>>>

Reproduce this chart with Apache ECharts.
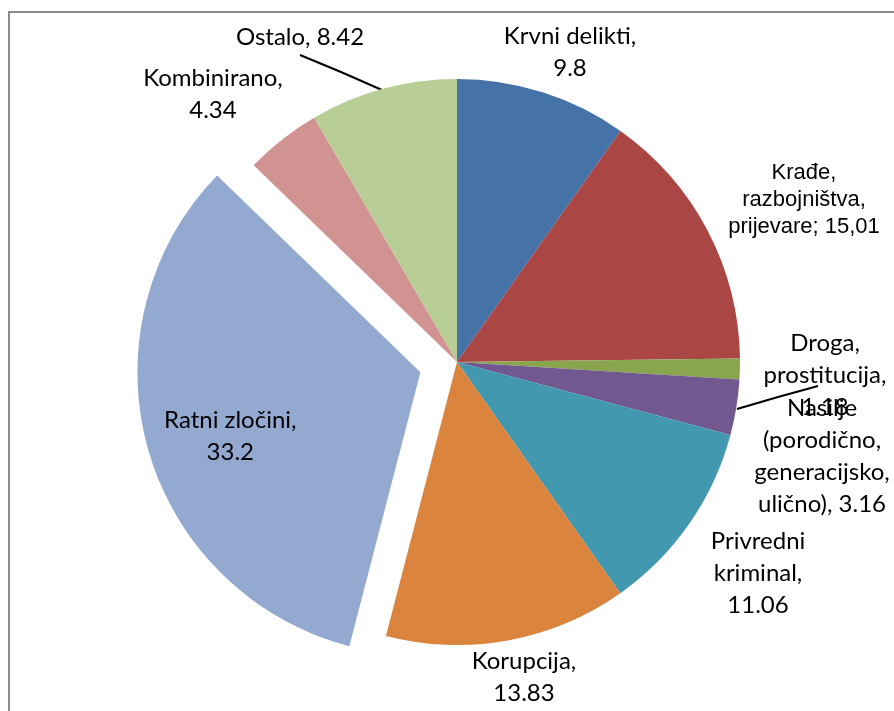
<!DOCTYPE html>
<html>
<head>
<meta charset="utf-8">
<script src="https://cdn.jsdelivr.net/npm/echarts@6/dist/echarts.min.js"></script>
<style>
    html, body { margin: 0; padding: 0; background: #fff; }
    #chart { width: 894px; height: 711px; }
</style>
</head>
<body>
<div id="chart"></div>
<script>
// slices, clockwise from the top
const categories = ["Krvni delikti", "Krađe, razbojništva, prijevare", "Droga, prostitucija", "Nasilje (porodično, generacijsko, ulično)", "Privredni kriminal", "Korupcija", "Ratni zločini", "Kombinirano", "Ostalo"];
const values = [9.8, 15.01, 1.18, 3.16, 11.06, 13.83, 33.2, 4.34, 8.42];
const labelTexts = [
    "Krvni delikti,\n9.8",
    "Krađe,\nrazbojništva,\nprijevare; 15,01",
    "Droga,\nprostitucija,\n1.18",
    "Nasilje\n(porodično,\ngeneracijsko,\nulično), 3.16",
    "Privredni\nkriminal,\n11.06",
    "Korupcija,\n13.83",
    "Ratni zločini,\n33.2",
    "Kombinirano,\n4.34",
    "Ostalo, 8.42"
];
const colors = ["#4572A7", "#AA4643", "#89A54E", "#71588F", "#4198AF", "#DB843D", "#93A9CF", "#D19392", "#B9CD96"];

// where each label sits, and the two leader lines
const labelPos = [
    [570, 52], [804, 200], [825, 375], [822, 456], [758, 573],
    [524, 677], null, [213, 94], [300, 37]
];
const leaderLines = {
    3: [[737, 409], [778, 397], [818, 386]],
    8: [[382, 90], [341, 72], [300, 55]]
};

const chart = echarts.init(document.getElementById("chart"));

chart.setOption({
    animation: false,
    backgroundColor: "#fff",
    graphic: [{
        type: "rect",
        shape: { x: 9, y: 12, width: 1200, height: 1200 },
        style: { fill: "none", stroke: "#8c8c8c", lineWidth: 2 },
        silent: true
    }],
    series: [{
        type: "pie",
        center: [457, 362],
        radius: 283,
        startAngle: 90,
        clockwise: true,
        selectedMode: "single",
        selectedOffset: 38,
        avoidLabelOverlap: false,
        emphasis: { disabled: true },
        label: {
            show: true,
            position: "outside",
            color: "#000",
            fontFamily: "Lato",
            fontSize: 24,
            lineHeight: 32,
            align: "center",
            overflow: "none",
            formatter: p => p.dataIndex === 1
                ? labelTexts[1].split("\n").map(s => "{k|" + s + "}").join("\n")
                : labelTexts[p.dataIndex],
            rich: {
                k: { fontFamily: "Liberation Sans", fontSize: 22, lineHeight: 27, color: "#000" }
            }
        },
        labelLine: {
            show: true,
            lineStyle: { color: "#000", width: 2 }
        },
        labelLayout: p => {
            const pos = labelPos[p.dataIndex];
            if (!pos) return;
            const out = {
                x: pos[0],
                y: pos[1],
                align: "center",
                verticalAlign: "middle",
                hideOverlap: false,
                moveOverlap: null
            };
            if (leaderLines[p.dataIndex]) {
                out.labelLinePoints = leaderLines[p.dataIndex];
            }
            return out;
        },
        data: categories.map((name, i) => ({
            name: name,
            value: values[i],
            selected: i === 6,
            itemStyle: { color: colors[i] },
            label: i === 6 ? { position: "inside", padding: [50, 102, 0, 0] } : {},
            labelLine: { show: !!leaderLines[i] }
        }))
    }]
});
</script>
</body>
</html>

<<<

* [Short problem]: Extract the full listing above verbatim; pictures are to be left out of the copy.

* [Exercise solution]:
Reproduce this chart with Apache ECharts.
<!DOCTYPE html>
<html>
<head>
<meta charset="utf-8">
<script src="https://cdn.jsdelivr.net/npm/echarts@6/dist/echarts.min.js"></script>
<style>
    html, body { margin: 0; padding: 0; background: #fff; }
    #chart { width: 894px; height: 711px; }
</style>
</head>
<body>
<div id="chart"></div>
<script>
// slices, clockwise from the top
const categories = ["Krvni delikti", "Krađe, razbojništva, prijevare", "Droga, prostitucija", "Nasilje (porodično, generacijsko, ulično)", "Privredni kriminal", "Korupcija", "Ratni zločini", "Kombinirano", "Ostalo"];
const values = [9.8, 15.01, 1.18, 3.16, 11.06, 13.83, 33.2, 4.34, 8.42];
const labelTexts = [
    "Krvni delikti,\n9.8",
    "Krađe,\nrazbojništva,\nprijevare; 15,01",
    "Droga,\nprostitucija,\n1.18",
    "Nasilje\n(porodično,\ngeneracijsko,\nulično), 3.16",
    "Privredni\nkriminal,\n11.06",
    "Korupcija,\n13.83",
    "Ratni zločini,\n33.2",
    "Kombinirano,\n4.34",
    "Ostalo, 8.42"
];
const colors = ["#4572A7", "#AA4643", "#89A54E", "#71588F", "#4198AF", "#DB843D", "#93A9CF", "#D19392", "#B9CD96"];

// where each label sits, and the two leader lines
const labelPos = [
    [570, 52], [804, 200], [825, 375], [822, 456], [758, 573],
    [524, 677], null, [213, 94], [300, 37]
];
const leaderLines = {
    3: [[737, 409], [778, 397], [818, 386]],
    8: [[382, 90], [341, 72], [300, 55]]
};

const chart = echarts.init(document.getElementById("chart"));

chart.setOption({
    animation: false,
    backgroundColor: "#fff",
    graphic: [{
        type: "rect",
        shape: { x: 9, y: 12, width: 1200, height: 1200 },
        style: { fill: "none", stroke: "#8c8c8c", lineWidth: 2 },
        silent: true
    }],
    series: [{
        type: "pie",
        center: [457, 362],
        radius: 283,
        startAngle: 90,
        clockwise: true,
        selectedMode: "single",
        selectedOffset: 38,
        avoidLabelOverlap: false,
        emphasis: { disabled: true },
        label: {
            show: true,
            position: "outside",
            color: "#000",
            fontFamily: "Lato",
            fontSize: 24,
            lineHeight: 32,
            align: "center",
            overflow: "none",
            formatter: p => p.dataIndex === 1
                ? labelTexts[1].split("\n").map(s => "{k|" + s + "}").join("\n")
                : labelTexts[p.dataIndex],
            rich: {
                k: { fontFamily: "Liberation Sans", fontSize: 22, lineHeight: 27, color: "#000" }
            }
        },
        labelLine: {
            show: true,
            lineStyle: { color: "#000", width: 2 }
        },
        labelLayout: p => {
            const pos = labelPos[p.dataIndex];
            if (!pos) return;
            const out = {
                x: pos[0],
                y: pos[1],
                align: "center",
                verticalAlign: "middle",
                hideOverlap: false,
                moveOverlap: null
            };
            if (leaderLines[p.dataIndex]) {
                out.labelLinePoints = leaderLines[p.dataIndex];
            }
            return out;
        },
        data: categories.map((name, i) => ({
            name: name,
            value: values[i],
            selected: i === 6,
            itemStyle: { color: colors[i] },
            label: i === 6 ? { position: "inside", padding: [50, 102, 0, 0] } : {},
            labelLine: { show: !!leaderLines[i] }
        }))
    }]
});
</script>
</body>
</html>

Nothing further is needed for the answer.